* Begin Information supplied *

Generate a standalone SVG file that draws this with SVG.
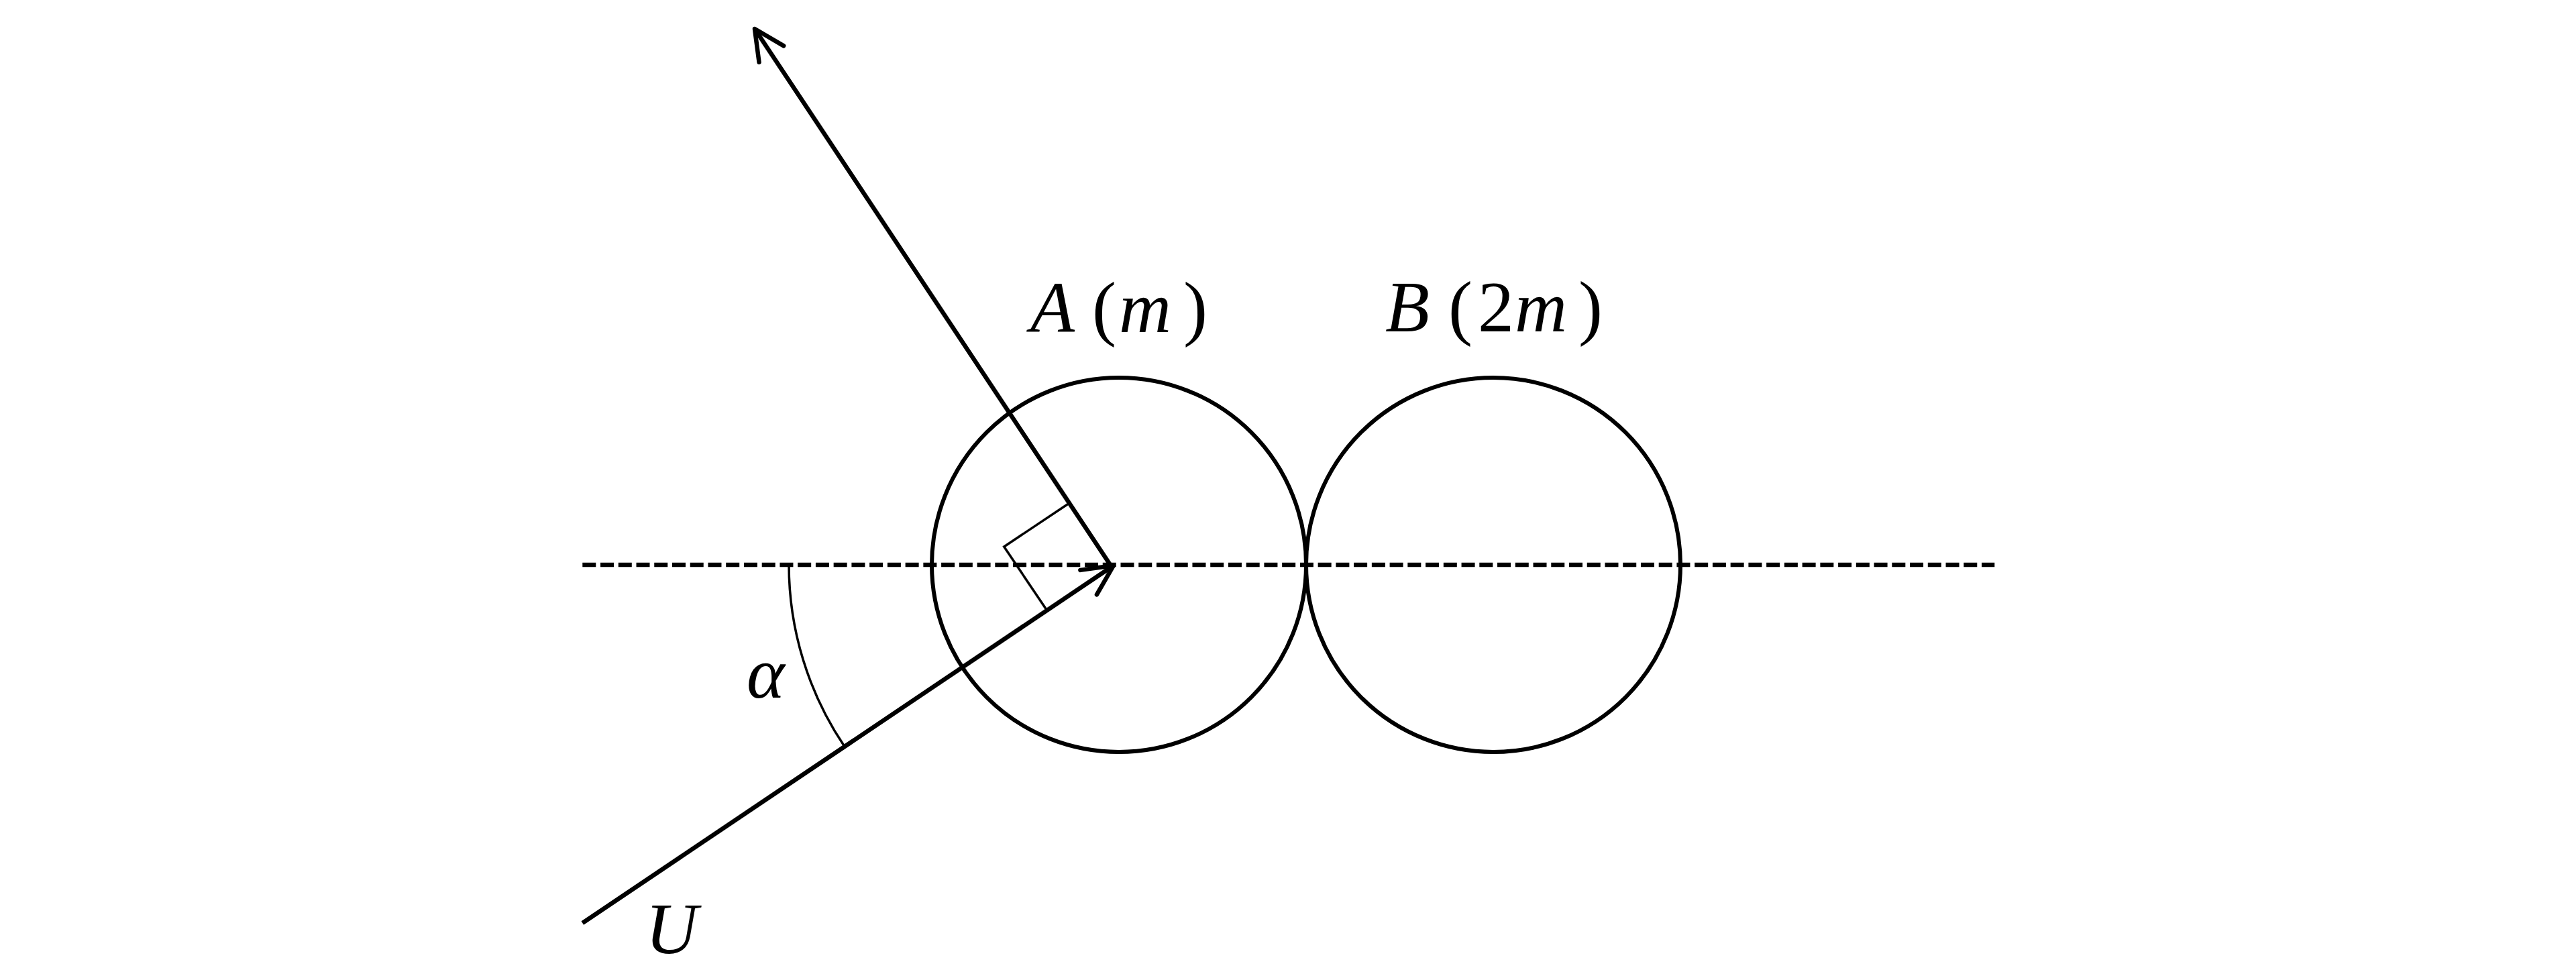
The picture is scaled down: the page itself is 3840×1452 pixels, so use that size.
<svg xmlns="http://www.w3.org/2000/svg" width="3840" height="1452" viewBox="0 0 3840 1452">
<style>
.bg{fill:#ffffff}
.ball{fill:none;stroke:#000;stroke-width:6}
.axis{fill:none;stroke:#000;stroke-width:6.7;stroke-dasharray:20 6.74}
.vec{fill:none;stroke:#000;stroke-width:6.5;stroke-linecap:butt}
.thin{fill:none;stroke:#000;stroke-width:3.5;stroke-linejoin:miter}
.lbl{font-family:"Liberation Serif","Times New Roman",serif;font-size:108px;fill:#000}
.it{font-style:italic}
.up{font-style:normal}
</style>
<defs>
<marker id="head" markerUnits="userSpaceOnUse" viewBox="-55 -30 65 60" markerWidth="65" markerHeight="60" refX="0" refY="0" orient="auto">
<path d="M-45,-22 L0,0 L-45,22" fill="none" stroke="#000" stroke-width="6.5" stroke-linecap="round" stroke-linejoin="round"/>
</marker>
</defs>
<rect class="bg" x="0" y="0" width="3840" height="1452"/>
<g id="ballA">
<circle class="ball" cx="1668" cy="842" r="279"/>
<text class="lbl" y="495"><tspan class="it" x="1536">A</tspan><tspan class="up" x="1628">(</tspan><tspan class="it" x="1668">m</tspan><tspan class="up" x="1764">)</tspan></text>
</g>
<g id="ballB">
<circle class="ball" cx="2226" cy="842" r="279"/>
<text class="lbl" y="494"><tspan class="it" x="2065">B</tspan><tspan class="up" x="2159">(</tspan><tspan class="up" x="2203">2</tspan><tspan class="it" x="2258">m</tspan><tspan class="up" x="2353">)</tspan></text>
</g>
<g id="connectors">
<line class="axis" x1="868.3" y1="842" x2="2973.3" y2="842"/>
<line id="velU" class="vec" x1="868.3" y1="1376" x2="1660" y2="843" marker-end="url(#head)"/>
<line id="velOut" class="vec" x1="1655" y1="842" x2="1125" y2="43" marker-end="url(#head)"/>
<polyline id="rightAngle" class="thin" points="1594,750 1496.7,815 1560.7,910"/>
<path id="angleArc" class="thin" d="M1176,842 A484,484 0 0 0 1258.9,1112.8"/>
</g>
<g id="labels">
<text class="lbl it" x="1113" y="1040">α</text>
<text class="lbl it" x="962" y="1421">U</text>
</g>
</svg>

* End Information supplied *
* Begin Information supplied *

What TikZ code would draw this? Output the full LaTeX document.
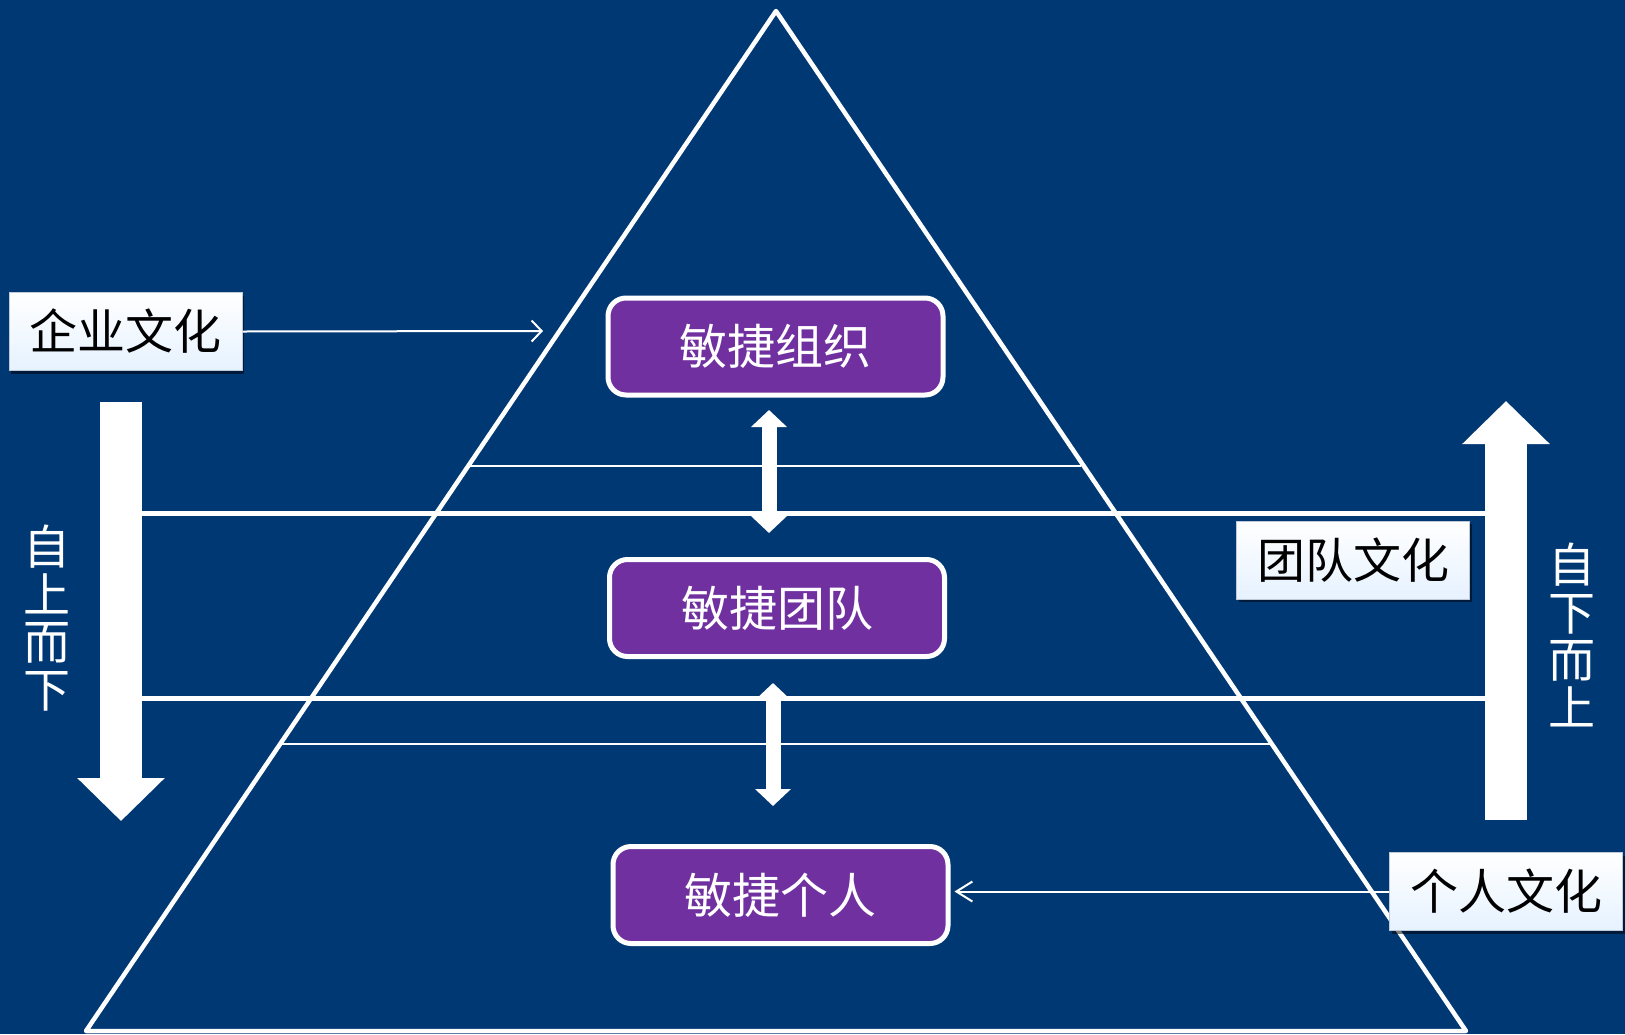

* End Information supplied *
* Begin Information supplied *

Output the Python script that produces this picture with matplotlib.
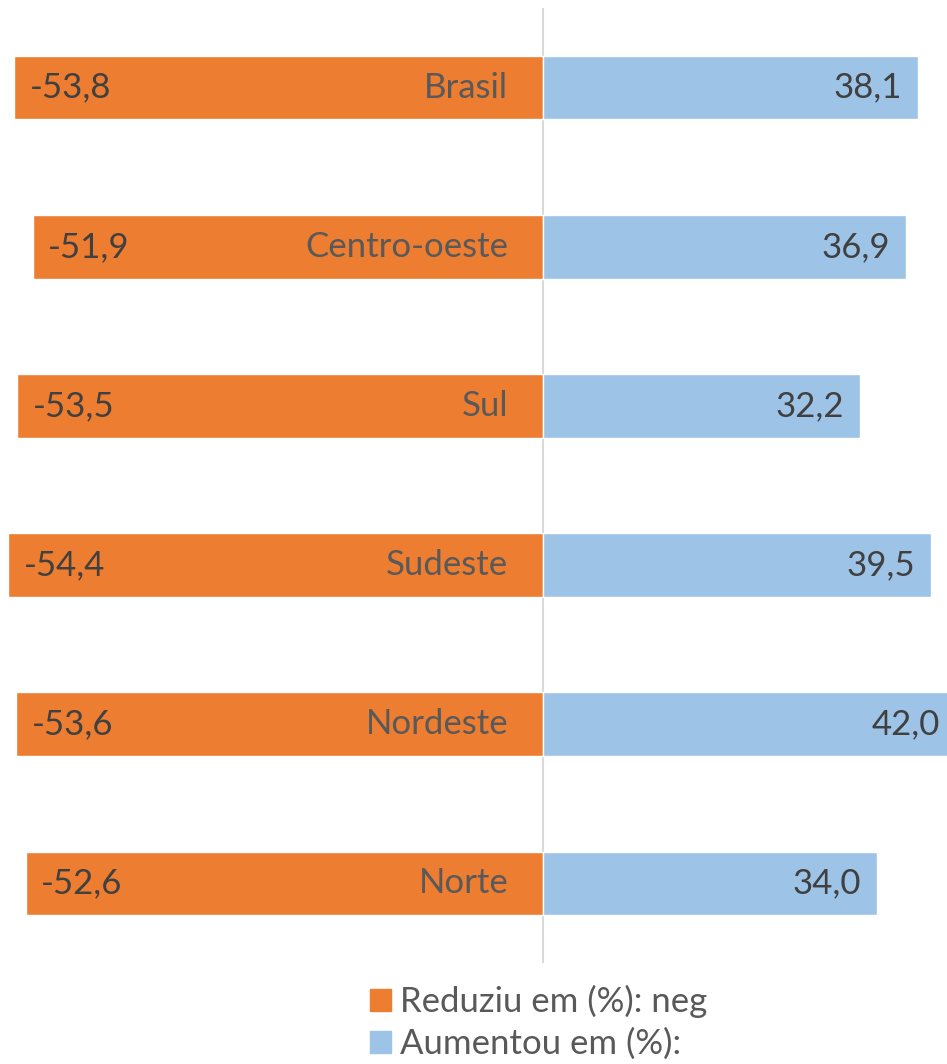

* End Information supplied *

§ What the task requires
Search the data for "size". Copy every line that has it.

§ Answer to this exercise
The picture is scaled down: the page itself is 3840×1452 pixels, so use that size.
.lbl{font-family:"Liberation Serif","Times New Roman",serif;font-size:108px;fill:#000}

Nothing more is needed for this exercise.